Now, tragic as the death of the poor toddler is, the usual “shrine” has started to grow up with Teddy bears and stuffed giraffes and flowers and general tawdry “tat” being left at the scene. I cannot understand this behaviour, which I regard as mawkish and a tad weird. On the other hand, since penning the original draft of this blog, I have seen the grieving parents of the little mite visiting the scene and they seemed genuinely moved the flowers and tributes, so perhaps in that sense they provide a function?

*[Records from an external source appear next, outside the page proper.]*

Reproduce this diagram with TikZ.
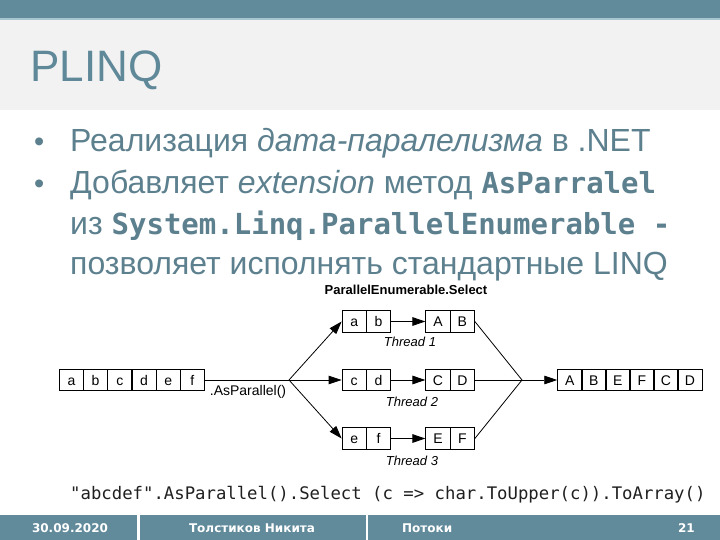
\documentclass[tikz,border=0pt]{standalone}
\usepackage{fontspec}
\setmainfont{Liberation Sans}
\newfontfamily\codefont{DejaVu Sans Mono}
\newfontfamily\footfont{DejaVu Sans}
\usetikzlibrary{arrows.meta}
\definecolor{barcol}{HTML}{618A9B}
\definecolor{stripcol}{HTML}{A8C4CF}
\definecolor{bandcol}{HTML}{F2F2F2}
\definecolor{titlecol}{HTML}{5F8899}
\definecolor{bodycol}{HTML}{5D808F}
\definecolor{codecol}{HTML}{202020}
\tikzset{
  body/.style={anchor=base west, inner sep=0pt, text=bodycol, font=\fontsize{32}{32}\selectfont},
  mono/.style={font=\codefont\bfseries\fontsize{29}{29}\selectfont},
  cell/.style={draw, line width=0.8pt, minimum width=24.3pt, minimum height=21.5pt, inner sep=0pt, text height=10pt, text depth=0pt, font=\fontsize{14}{14}\selectfont},
  thin/.style={line width=0.8pt},
  arr/.style={line width=0.8pt, -{Triangle[length=13pt,width=8.5pt]}},
  thread/.style={font=\fontsize{13}{13}\selectfont\itshape, inner sep=0pt},
  foot/.style={anchor=base, inner sep=0pt, text=white, font=\footfont\bfseries\fontsize{12}{12}\selectfont}
}
\newcommand{\mcode}[1]{{\codefont\bfseries\fontsize{29}{29}\selectfont #1}}
\begin{document}
\begin{tikzpicture}[x=1pt,y=-1pt]
\useasboundingbox (0,0) rectangle (720,540);
\fill[white] (0,0) rectangle (720,540);
\fill[barcol] (0,0) rectangle (720,18);
\fill[stripcol] (0,18) rectangle (720,20);
\fill[bandcol] (0,20) rectangle (720,110);
\node[anchor=base west, inner sep=0pt, text=titlecol, font=\fontsize{44}{44}\selectfont] (title) at (30,82) {PLINQ};
% bullets
\node[body, font=\fontsize{29}{29}\selectfont] (dot1) at (34,152) {•};
\node[body] (l1) at (70,152) {Реализация \textit{дата-паралелизма} в .NET};
\node[body, font=\fontsize{29}{29}\selectfont] (dot2) at (34,194) {•};
\node[body] (l2) at (70,194) {Добавляет \textit{extension} метод \mcode{AsParralel}};
\node[body] (l3) at (70,235) {из \mcode{System.Linq.ParallelEnumerable -}};
\node[body] (l4) at (70,274) {позволяет исполнять стандартные LINQ};
% diagram
\node[font=\fontsize{13}{13}\selectfont\bfseries, inner sep=0pt] (sel) at (406,290) {ParallelEnumerable.Select};
\foreach \t [count=\i from 0] in {a,b,c,d,e,f}
  \node[cell] (l\t) at (71.4+24.2*\i,380) {\t};
\node[cell] (t1a) at (354.2,321.5) {a};
\node[cell] (t1b) at (378.5,321.5) {b};
\node[cell] (u1a) at (438,321.5) {A};
\node[cell] (u1b) at (462.3,321.5) {B};
\node[cell] (t2a) at (354.2,380) {c};
\node[cell] (t2b) at (378.5,380) {d};
\node[cell] (u2a) at (438,380) {C};
\node[cell] (u2b) at (462.3,380) {D};
\node[cell] (t3a) at (354.2,438.5) {e};
\node[cell] (t3b) at (378.5,438.5) {f};
\node[cell] (u3a) at (438,438.5) {E};
\node[cell] (u3b) at (462.3,438.5) {F};
\foreach \t [count=\i from 0] in {A,B,E,F,C,D}
  \node[cell] (r\i) at (569.8+24*\i,380) {\t};
\node[thread] (th1) at (410,342) {Thread 1};
\node[thread] (th2) at (412,402) {Thread 2};
\node[thread] (th3) at (412,461) {Thread 3};
\node[font=\fontsize{14}{14}\selectfont, inner sep=0pt] (asp) at (248,392) {.AsParallel()};
\coordinate (split) at (289,380);
\coordinate (merge) at (522,380);
\draw[thin] (lf.east) -- (split);
\draw[arr] (split) -- (t1a.west);
\draw[arr] (split) -- (t2a.west);
\draw[arr] (split) -- (t3a.west);
\draw[arr] (t1b.east) -- (u1a.west);
\draw[arr] (t2b.east) -- (u2a.west);
\draw[arr] (t3b.east) -- (u3a.west);
\draw[thin] (u1b.east) -- (merge);
\draw[thin] (u2b.east) -- (merge);
\draw[thin] (u3b.east) -- (merge);
\draw[arr] (merge) -- (r0.west);
% code
\node[anchor=base west, inner sep=0pt, text=codecol, font=\codefont\fontsize{17.3}{17.3}\selectfont] (code) at (70,499) {"abcdef".AsParallel().Select (c => char.ToUpper(c)).ToArray()};
% footer
\fill[barcol] (0,515) rectangle (720,540);
\fill[white] (137,515) rectangle (140,540);
\fill[white] (366,515) rectangle (368,540);
\node[foot] (date) at (70,532) {30.09.2020};
\node[foot] (author) at (252,532) {Толстиков Никита};
\node[foot, anchor=base west] (topic) at (402,532) {Потоки};
\node[foot, anchor=base east] (page) at (695,532) {21};
\end{tikzpicture}
\end{document}
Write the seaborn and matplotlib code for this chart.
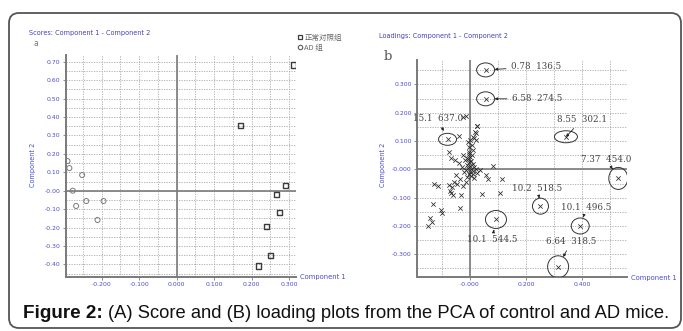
import matplotlib
matplotlib.use("Agg")
import matplotlib.pyplot as plt
import matplotlib.transforms as mtransforms
from matplotlib.patches import Ellipse, FancyBboxPatch
from matplotlib.lines import Line2D
import numpy as np
import pandas as pd
import seaborn as sns

# ---- data: scores plot (a) ----
ctrl_x = [0.311, 0.171, 0.291, 0.266, 0.273, 0.240, 0.249, 0.219]
ctrl_y = [0.683, 0.353, 0.029, -0.020, -0.119, -0.196, -0.351, -0.409]
ad_x = [-0.291, -0.286, -0.252, -0.277, -0.241, -0.195, -0.268, -0.211]
ad_y = [0.161, 0.123, 0.085, 0.000, -0.056, -0.056, -0.083, -0.159]
group_names = ["正常对照组", "AD 组"]

# ---- data: loadings plot (b) ----
load_x = [-0.014, -0.024, 0.027, 0.024, 0.018, 0.020, 0.012, -0.040, 0.021, 0.015,
          0.000, -0.006, -0.002, 0.008, 0.012, -0.005, -0.076, -0.069, -0.054, -0.038,
          -0.024, -0.018, -0.030, -0.010, 0.000, 0.005, -0.005, 0.010, -0.012, 0.002,
          0.015, -0.008, 0.005, -0.015, 0.010, 0.000, -0.005, 0.012, 0.020, -0.020,
          0.003, -0.010, 0.015, 0.025, -0.002, 0.008, -0.007, 0.083, 0.036, 0.057,
          0.064, 0.113, 0.042, 0.107, -0.048, -0.036, -0.057, -0.074, -0.064, -0.045,
          -0.127, -0.113, -0.068, -0.060, -0.072, -0.033, -0.133, -0.036, -0.104, -0.101,
          -0.143, -0.137, -0.148, -0.025, -0.015]
load_y = [0.188, 0.184, 0.153, 0.153, 0.133, 0.127, 0.115, 0.117, 0.104, 0.109,
          0.104, 0.098, 0.080, 0.085, 0.070, 0.062, 0.062, 0.039, 0.033, 0.021,
          0.051, 0.033, 0.010, 0.040, 0.045, 0.030, 0.025, 0.020, 0.015, 0.012,
          0.008, 0.005, 0.000, -0.002, -0.005, -0.008, -0.015, -0.015, 0.002, -0.010,
          -0.022, -0.028, -0.030, -0.012, 0.055, 0.050, 0.035, 0.012, -0.002, -0.020,
          -0.035, -0.035, -0.087, -0.085, -0.020, -0.035, -0.044, -0.055, -0.064, -0.050,
          -0.052, -0.059, -0.085, -0.091, -0.078, -0.091, -0.123, -0.138, -0.144, -0.155,
          -0.173, -0.185, -0.200, -0.060, -0.045]

lab_x = [0.056, 0.056, 0.343, -0.080, 0.530, 0.252, 0.394, 0.093, 0.315]
lab_y = [0.351, 0.249, 0.115, 0.106, -0.032, -0.130, -0.200, -0.177, -0.344]
lab_text = ["0.78  136.5", "6.58  274.5", "8.55  302.1", "15.1  637.0", "7.37  454.0",
            "10.2  518.5", "10.1  496.5", "10.1  544.5", "6.64  318.5"]

# layout (pixels) for the annotations: ellipse size and label offset
ell_w = [18, 18, 23, 18, 19, 16, 18, 21, 21]
ell_h = [14, 14, 12, 12, 22, 16, 16, 18, 22]
lab_dx = [25, 26, -9, -35, -37, -28, -19, -29, -12]
lab_dy = [3, 0, 17, 21, 19, 18, 18, -20, 25]

W, H = 683, 331
BLUE = "#4a4ad0"
GRID = "#a8a8a8"
AXC = "#7a7a7a"

sns.set_theme(style="white")
plt.rcParams["font.family"] = ["DejaVu Sans", "Noto Sans CJK SC"]

fig = plt.figure(figsize=(W / 100, H / 100), dpi=100)


def rect(x0, y0, x1, y1):
    return [x0 / W, 1 - y1 / H, (x1 - x0) / W, (y1 - y0) / H]


def style_axes(ax, xminor, yminor, xt, xl, yt, yl):
    ax.set_xticks(xt)
    ax.set_xticklabels(xl)
    ax.set_yticks(yt)
    ax.set_yticklabels(yl)
    ax.set_xticks(xminor, minor=True)
    ax.set_yticks(yminor, minor=True)
    ax.grid(which="both", color=GRID, linestyle=(0, (1.5, 1.5)), linewidth=0.6)
    ax.set_axisbelow(True)
    for s in ["top", "right"]:
        ax.spines[s].set_visible(False)
    for s in ["left", "bottom"]:
        ax.spines[s].set_color(AXC)
        ax.spines[s].set_linewidth(1.4)
    ax.tick_params(which="major", length=2, width=0.6, color=AXC, labelsize=4.4,
                   labelcolor=BLUE, pad=2, left=True, bottom=True)
    ax.tick_params(which="minor", length=0)
    ax.axhline(0, color=AXC, lw=1.2, zorder=1.5)
    ax.axvline(0, color=AXC, lw=1.2, zorder=1.5)
    ax.set_xlabel("")
    ax.set_ylabel("")


# ---- (a) scores ----
ax1 = fig.add_axes(rect(66, 55, 296, 276.7))
df_c = pd.DataFrame({"x": ctrl_x, "y": ctrl_y})
df_a = pd.DataFrame({"x": ad_x, "y": ad_y})
sns.scatterplot(data=df_c, x="x", y="y", ax=ax1, marker="s", s=14,
                fc="none", ec="#3c3c3c", linewidth=1.0, zorder=3)
sns.scatterplot(data=df_a, x="x", y="y", ax=ax1, marker="o", s=13,
                fc="none", ec="#7a7a7a", linewidth=0.7, zorder=3)
ax1.set_xlim(-0.295, 0.318)
ax1.set_ylim(-0.467, 0.737)
xt1 = [-0.2, -0.1, 0.0, 0.1, 0.2, 0.3]
yt1 = [0.7, 0.6, 0.5, 0.4, 0.3, 0.2, 0.1, 0.0, -0.1, -0.2, -0.3, -0.4]
style_axes(ax1, np.arange(-0.25, 0.31, 0.05), np.arange(-0.45, 0.71, 0.05),
           xt1, ["-0.200", "-0.100", "0.000", "0.100", "0.200", "0.300"],
           yt1, ["0.70", "0.60", "0.50", "0.40", "0.30", "0.20", "0.10", "-0.00",
                 "-0.10", "-0.20", "-0.30", "-0.40"])

handles = [Line2D([], [], marker="s", ls="", mfc="none", mec="#3c3c3c", ms=3.2, mew=0.9),
           Line2D([], [], marker="o", ls="", mfc="none", mec="#5a5a5a", ms=3.2, mew=0.8)]
fig.legend(handles, group_names, loc="upper left", bbox_to_anchor=(294 / W, 1 - 30 / H),
           frameon=False, handlelength=0.6, handletextpad=0.3,
           labelspacing=0.25, borderpad=0, labelcolor="#666666",
           prop={"family": ["Noto Sans CJK SC", "DejaVu Sans"], "size": 5.4})

fig.text(29 / W, 1 - 33 / H, "Scores: Component 1 - Component 2", fontsize=4.7,
         color="#4040b8", va="center")
fig.text(34 / W, 1 - 43 / H, "a", fontsize=5.5, color="#777777", va="center")
fig.text(33 / W, 1 - 165 / H, "Component 2", fontsize=4.7, color=BLUE,
         rotation=90, ha="center", va="center")
fig.text(300 / W, 1 - 277 / H, "Component 1", fontsize=4.9, color=BLUE, va="center")

# ---- (b) loadings ----
ax2 = fig.add_axes(rect(417.3, 60, 626.7, 276.7))
df_l = pd.DataFrame({"x": load_x, "y": load_y})
df_lab = pd.DataFrame({"x": lab_x, "y": lab_y, "label": lab_text})
sns.scatterplot(data=df_l, x="x", y="y", ax=ax2, marker="x", s=10,
                color="#2a2a2a", linewidth=0.55, zorder=3)
sns.scatterplot(data=df_lab, x="x", y="y", ax=ax2, marker="x", s=10,
                color="#2a2a2a", linewidth=0.55, zorder=3)
ax2.set_xlim(-0.188, 0.560)
ax2.set_ylim(-0.379, 0.386)
style_axes(ax2, np.arange(-0.1, 0.56, 0.1), np.arange(-0.35, 0.39, 0.05),
           [0.0, 0.2, 0.4], ["-0.000", "0.200", "0.400"],
           [0.3, 0.2, 0.1, 0.0, -0.1, -0.2, -0.3],
           ["0.300", "0.200", "0.100", "-0.000", "-0.100", "-0.200", "-0.300"])

# pixel -> data scale for the ellipses
px_x = (0.560 + 0.188) / (626.7 - 417.3)
px_y = (0.386 + 0.379) / (276.7 - 60)
for i, row in df_lab.iterrows():
    ax2.add_patch(Ellipse((row.x, row.y), ell_w[i] * px_x, ell_h[i] * px_y,
                          fill=False, ec="#333333", lw=0.7, zorder=4))
    ax2.annotate(row.label, (row.x, row.y), xytext=(lab_dx[i], lab_dy[i]),
                 textcoords="offset pixels", fontsize=6.3, family="DejaVu Serif",
                 color="#444444", ha="left", va="center", zorder=5,
                 annotation_clip=False,
                 arrowprops=dict(arrowstyle="-|>,head_length=0.25,head_width=0.12",
                                 color="#222222", lw=0.6, shrinkA=1,
                                 shrinkB=max(ell_w[i], ell_h[i]) * 0.36))

fig.text(379 / W, 1 - 36 / H, "Loadings: Component 1 - Component 2", fontsize=4.7,
         color="#4040b8", va="center")
fig.text(384 / W, 1 - 57 / H, "b", fontsize=9.5, family="DejaVu Serif",
         color="#555555", va="center")
fig.text(383 / W, 1 - 165 / H, "Component 2", fontsize=4.7, color=BLUE,
         rotation=90, ha="center", va="center")
fig.text(631 / W, 1 - 278 / H, "Component 1", fontsize=4.9, color=BLUE, va="center")

# ---- caption and frame ----
fig.text(23 / W, 1 - 314 / H, "Figure 2:", fontsize=13.6, fontweight="bold",
         family="Liberation Sans", color="#111111", va="center")
fig.text(108 / W, 1 - 314 / H,
         "(A) Score and (B) loading plots from the PCA of control and AD mice.",
         fontsize=13.2, family="Liberation Sans", color="#111111", va="center")

frame = FancyBboxPatch((9, 3), 672, H - 13 - 3, boxstyle="round,pad=0,rounding_size=10",
                       transform=mtransforms.IdentityTransform(), fill=False,
                       ec="#555555", lw=1.3)
fig.patches.append(frame)

fig.savefig("out.png", dpi=100)
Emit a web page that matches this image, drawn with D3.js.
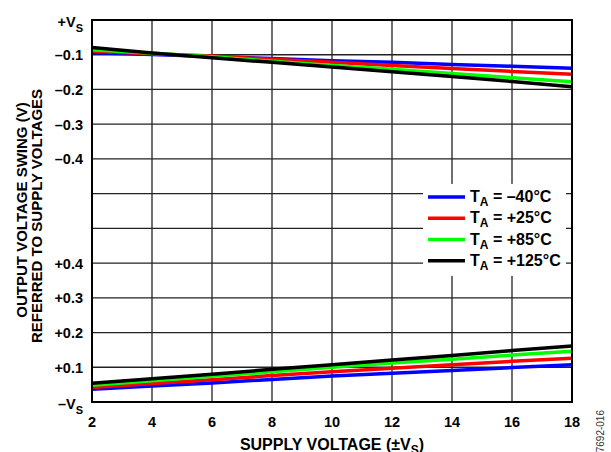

Still, there have been various lampoons about this form of behaviour on the internet in the past along the line of “Port-a-Shrine” and “Port-a-Grief”. I found this one from “The Daily Mash”:
“A BRITISH inventor has developed an all-in-one council estate tragedy shrine that can be erected within seconds of something ‘sad’ happening. Sympathise with strangers using wax and tin. The “Portagrief” weighs just two kilograms and comes pre-loaded with decaying tulips, a poorly-composed sympathy poem and a tatty-looking teddy bear.
Inventor, Martin Bishop, said: “Within moments of something happening to somebody you’ve never met, you can share your fake sadness with friends, neighbours and the audience of Sky News. It’s the indispensable item for the childish, mal-educated grief-vampire who wants to appear really upset in as public a way as possible.”
The Portagrief will be offered in three basic models – the Executed Gangsta, the Teenage Traffic Accident and the Little Angel, which will include a card with the message ‘yoos in hevin now’.
Bishop added: “I was watching a Sky News reporter standing outside some council estate sh*t-igloo and the question suddenly occurred to me – where would the average ghoul in the street get their hands on an elaborate tea light holder at four o’clock in the morning?”
Nikki Hollis, a grade six untermensch from Carlisle, said: “When that toddler went missing from down the road, I had my Portagrief Little Angel outside the family’s door before the police had turned up.
“Unfortunately they found her the next day so she’s not in hevin, which is a shame for her.””
And on that not particularly PC note, I finish my glass and bid you a good weekend! I am off for a proper ramble for real!